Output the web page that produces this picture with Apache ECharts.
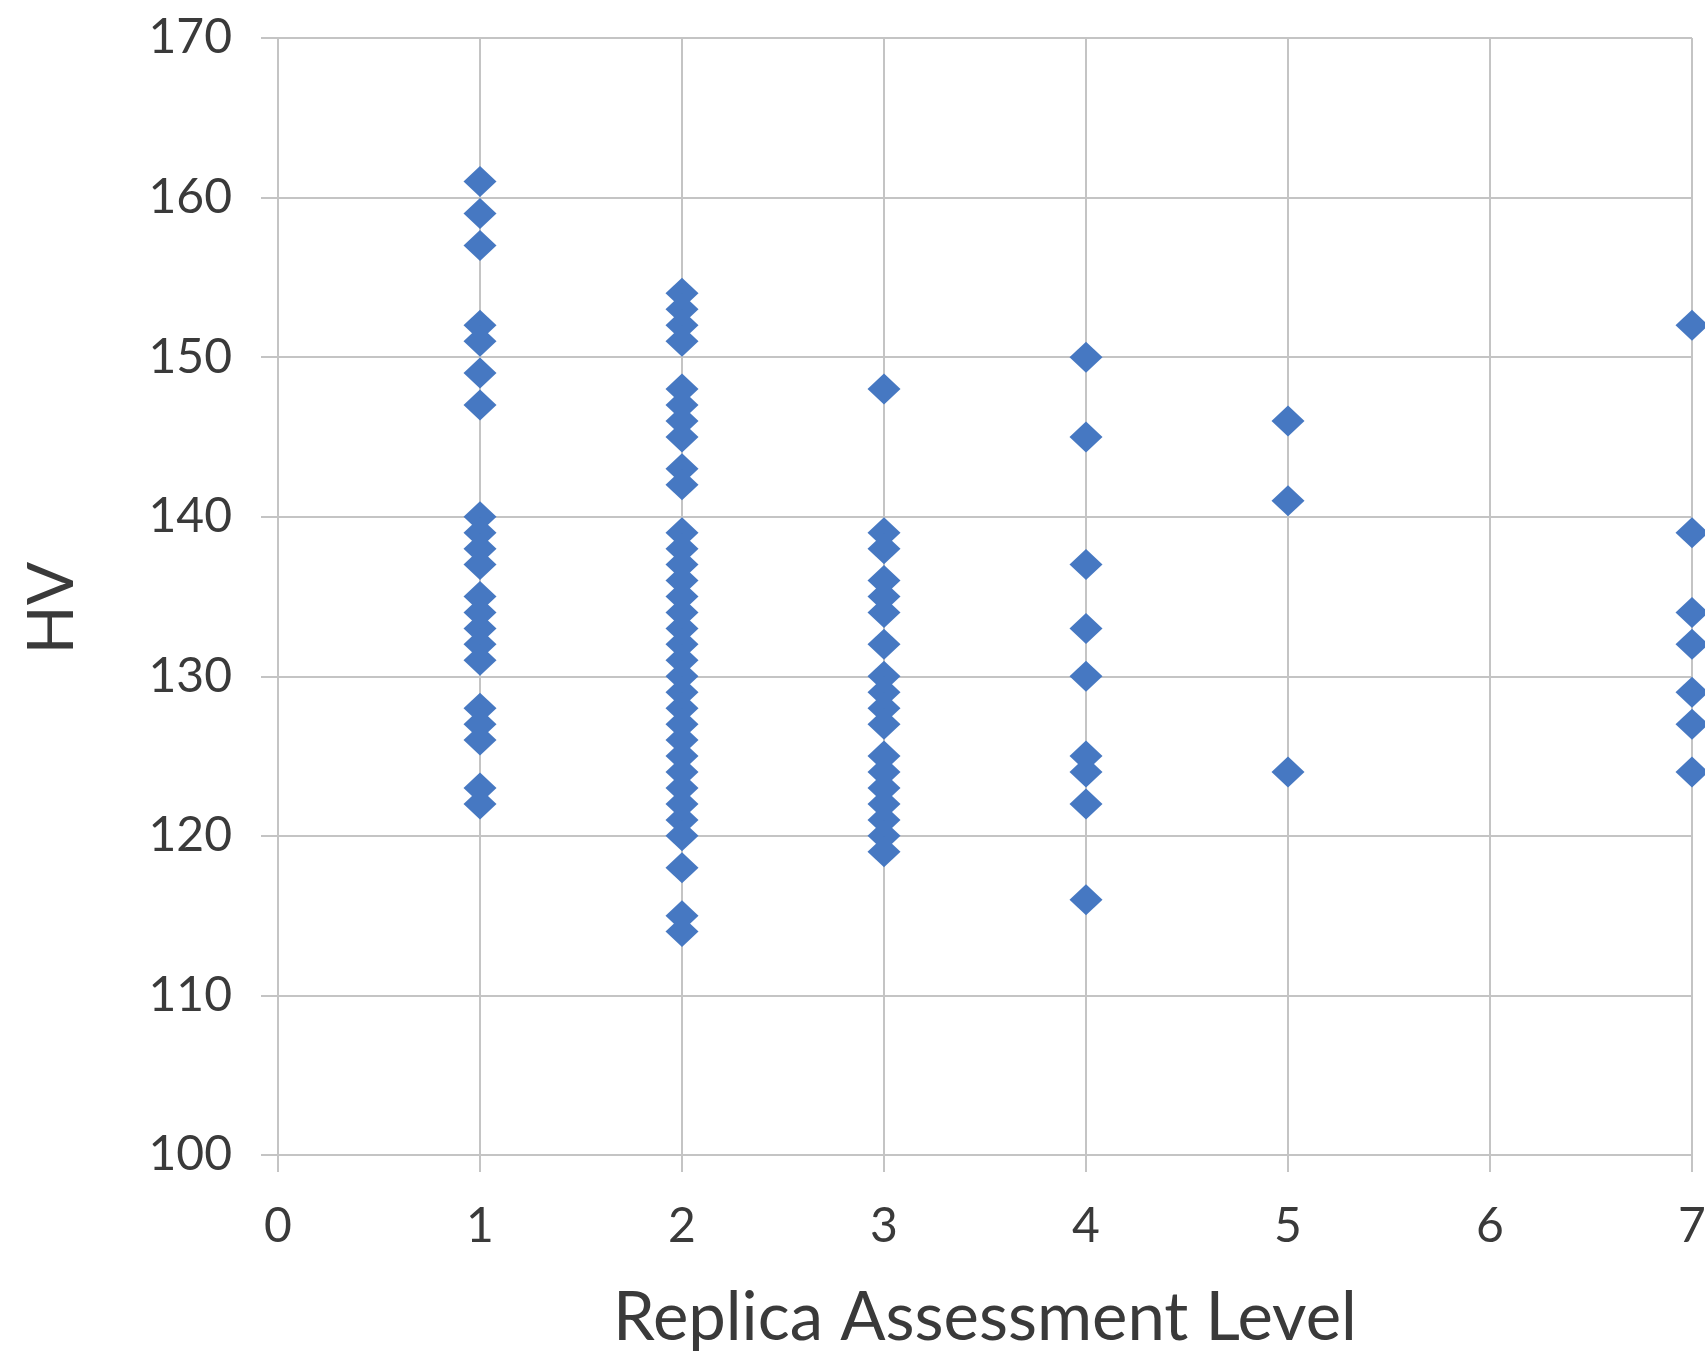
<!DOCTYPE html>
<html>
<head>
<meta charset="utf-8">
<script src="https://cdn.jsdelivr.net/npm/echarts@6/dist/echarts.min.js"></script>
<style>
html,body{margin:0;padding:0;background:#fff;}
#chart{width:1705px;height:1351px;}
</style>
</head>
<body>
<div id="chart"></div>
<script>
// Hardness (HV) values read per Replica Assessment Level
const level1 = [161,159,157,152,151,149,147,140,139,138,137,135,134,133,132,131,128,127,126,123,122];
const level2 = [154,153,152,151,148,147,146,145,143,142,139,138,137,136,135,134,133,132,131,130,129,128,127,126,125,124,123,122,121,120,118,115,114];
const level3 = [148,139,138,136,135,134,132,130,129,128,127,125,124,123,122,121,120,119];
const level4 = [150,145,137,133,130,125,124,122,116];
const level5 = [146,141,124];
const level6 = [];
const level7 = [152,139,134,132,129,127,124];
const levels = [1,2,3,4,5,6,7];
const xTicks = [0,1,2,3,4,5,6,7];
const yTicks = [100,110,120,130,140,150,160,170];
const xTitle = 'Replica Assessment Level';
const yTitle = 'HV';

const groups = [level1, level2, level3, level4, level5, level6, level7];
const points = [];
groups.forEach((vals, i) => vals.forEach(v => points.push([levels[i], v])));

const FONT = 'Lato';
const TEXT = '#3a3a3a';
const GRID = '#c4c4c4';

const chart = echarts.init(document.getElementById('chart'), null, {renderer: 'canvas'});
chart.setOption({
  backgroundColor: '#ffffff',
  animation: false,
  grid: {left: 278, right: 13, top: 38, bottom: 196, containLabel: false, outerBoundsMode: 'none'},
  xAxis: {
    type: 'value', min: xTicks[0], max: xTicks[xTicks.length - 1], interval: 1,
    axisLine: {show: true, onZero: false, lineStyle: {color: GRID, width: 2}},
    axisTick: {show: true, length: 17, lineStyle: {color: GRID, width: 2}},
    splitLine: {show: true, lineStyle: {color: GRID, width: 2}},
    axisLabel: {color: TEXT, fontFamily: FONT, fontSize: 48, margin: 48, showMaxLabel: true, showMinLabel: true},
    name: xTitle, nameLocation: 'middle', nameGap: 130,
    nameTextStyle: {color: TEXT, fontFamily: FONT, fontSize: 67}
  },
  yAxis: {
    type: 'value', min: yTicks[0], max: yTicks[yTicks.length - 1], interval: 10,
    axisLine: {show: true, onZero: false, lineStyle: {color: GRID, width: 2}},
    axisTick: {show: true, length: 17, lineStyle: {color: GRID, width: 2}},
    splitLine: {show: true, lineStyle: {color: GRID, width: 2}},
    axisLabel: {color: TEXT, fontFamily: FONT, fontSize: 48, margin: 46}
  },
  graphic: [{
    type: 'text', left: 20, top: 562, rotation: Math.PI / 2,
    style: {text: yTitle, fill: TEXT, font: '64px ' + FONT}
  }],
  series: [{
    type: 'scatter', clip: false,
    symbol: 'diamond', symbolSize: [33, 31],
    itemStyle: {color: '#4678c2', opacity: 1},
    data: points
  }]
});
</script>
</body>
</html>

+===+

- **PROBLEM TO SOLVE**
Reproduce the material word for word. Any pictures should be left out of the copy.

- **SOLVED PROBLEM**
Output the web page that produces this picture with Apache ECharts.
<!DOCTYPE html>
<html>
<head>
<meta charset="utf-8">
<script src="https://cdn.jsdelivr.net/npm/echarts@6/dist/echarts.min.js"></script>
<style>
html,body{margin:0;padding:0;background:#fff;}
#chart{width:1705px;height:1351px;}
</style>
</head>
<body>
<div id="chart"></div>
<script>
// Hardness (HV) values read per Replica Assessment Level
const level1 = [161,159,157,152,151,149,147,140,139,138,137,135,134,133,132,131,128,127,126,123,122];
const level2 = [154,153,152,151,148,147,146,145,143,142,139,138,137,136,135,134,133,132,131,130,129,128,127,126,125,124,123,122,121,120,118,115,114];
const level3 = [148,139,138,136,135,134,132,130,129,128,127,125,124,123,122,121,120,119];
const level4 = [150,145,137,133,130,125,124,122,116];
const level5 = [146,141,124];
const level6 = [];
const level7 = [152,139,134,132,129,127,124];
const levels = [1,2,3,4,5,6,7];
const xTicks = [0,1,2,3,4,5,6,7];
const yTicks = [100,110,120,130,140,150,160,170];
const xTitle = 'Replica Assessment Level';
const yTitle = 'HV';

const groups = [level1, level2, level3, level4, level5, level6, level7];
const points = [];
groups.forEach((vals, i) => vals.forEach(v => points.push([levels[i], v])));

const FONT = 'Lato';
const TEXT = '#3a3a3a';
const GRID = '#c4c4c4';

const chart = echarts.init(document.getElementById('chart'), null, {renderer: 'canvas'});
chart.setOption({
  backgroundColor: '#ffffff',
  animation: false,
  grid: {left: 278, right: 13, top: 38, bottom: 196, containLabel: false, outerBoundsMode: 'none'},
  xAxis: {
    type: 'value', min: xTicks[0], max: xTicks[xTicks.length - 1], interval: 1,
    axisLine: {show: true, onZero: false, lineStyle: {color: GRID, width: 2}},
    axisTick: {show: true, length: 17, lineStyle: {color: GRID, width: 2}},
    splitLine: {show: true, lineStyle: {color: GRID, width: 2}},
    axisLabel: {color: TEXT, fontFamily: FONT, fontSize: 48, margin: 48, showMaxLabel: true, showMinLabel: true},
    name: xTitle, nameLocation: 'middle', nameGap: 130,
    nameTextStyle: {color: TEXT, fontFamily: FONT, fontSize: 67}
  },
  yAxis: {
    type: 'value', min: yTicks[0], max: yTicks[yTicks.length - 1], interval: 10,
    axisLine: {show: true, onZero: false, lineStyle: {color: GRID, width: 2}},
    axisTick: {show: true, length: 17, lineStyle: {color: GRID, width: 2}},
    splitLine: {show: true, lineStyle: {color: GRID, width: 2}},
    axisLabel: {color: TEXT, fontFamily: FONT, fontSize: 48, margin: 46}
  },
  graphic: [{
    type: 'text', left: 20, top: 562, rotation: Math.PI / 2,
    style: {text: yTitle, fill: TEXT, font: '64px ' + FONT}
  }],
  series: [{
    type: 'scatter', clip: false,
    symbol: 'diamond', symbolSize: [33, 31],
    itemStyle: {color: '#4678c2', opacity: 1},
    data: points
  }]
});
</script>
</body>
</html>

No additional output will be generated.